Do you have any info on the suitability/compatibility/treatment of AlSi10Mg parts for welding to 7005 and 6061 tubing alloys?
Also, I have been looking at the metallurgy of Scalmalloy as a possible alternative to AlSi10Mg (now that a few of the Chinese printing houses finally have access to it), but no info on its inclusion in welded structures.
All the best,
Dan Chambers
Hi Dan,
I am not an expert on ‘conventional’ (non LPBF) welding- but here’s what I know!
i think a lot of folks are bonding printed parts is because they don’t have the ability to weld! That honestly why I bonded my frame… Furthermore the tech gives you the option of making all of the bonded joint shapes pretty easily to make things bonded. Lastly, as you probably know most aluminum should be heat treated after welding, so if you are making 1-off printed lugged frames, that’s an expensive step. You can avoid that heat treatment step if you bond. For me- bonding is just a shortcut…

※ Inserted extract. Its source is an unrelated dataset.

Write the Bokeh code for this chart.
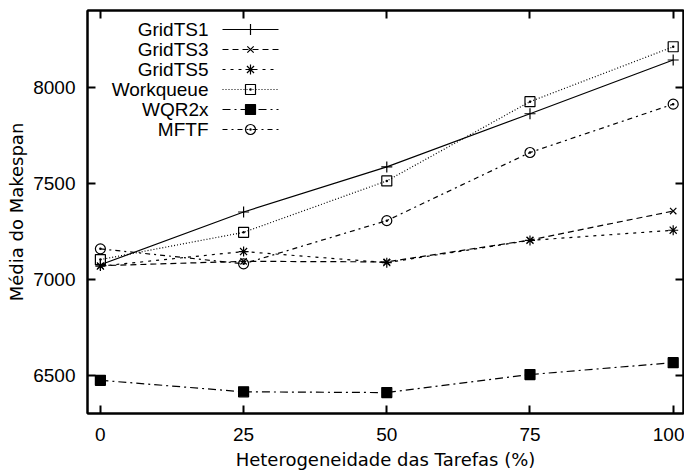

For an example of someone welding AM aluminum to non-AM material- check out these Intense frames. I believe the AM material they used is 6060-Ram2 from Elementum3D. That alloy is ‘regular’ 6061 with a bit of pixie dust mixed in to keep if from cracking during print.
AlSi10Mg: AlSi10Mg is weldable, but appropriate filler needs to be used. It needs a high silicon content filler. I think materals and methods used for aluminum castings has some similarity, as cast alloy like F356 / F357 is very similar in composition to AlSi10Mg.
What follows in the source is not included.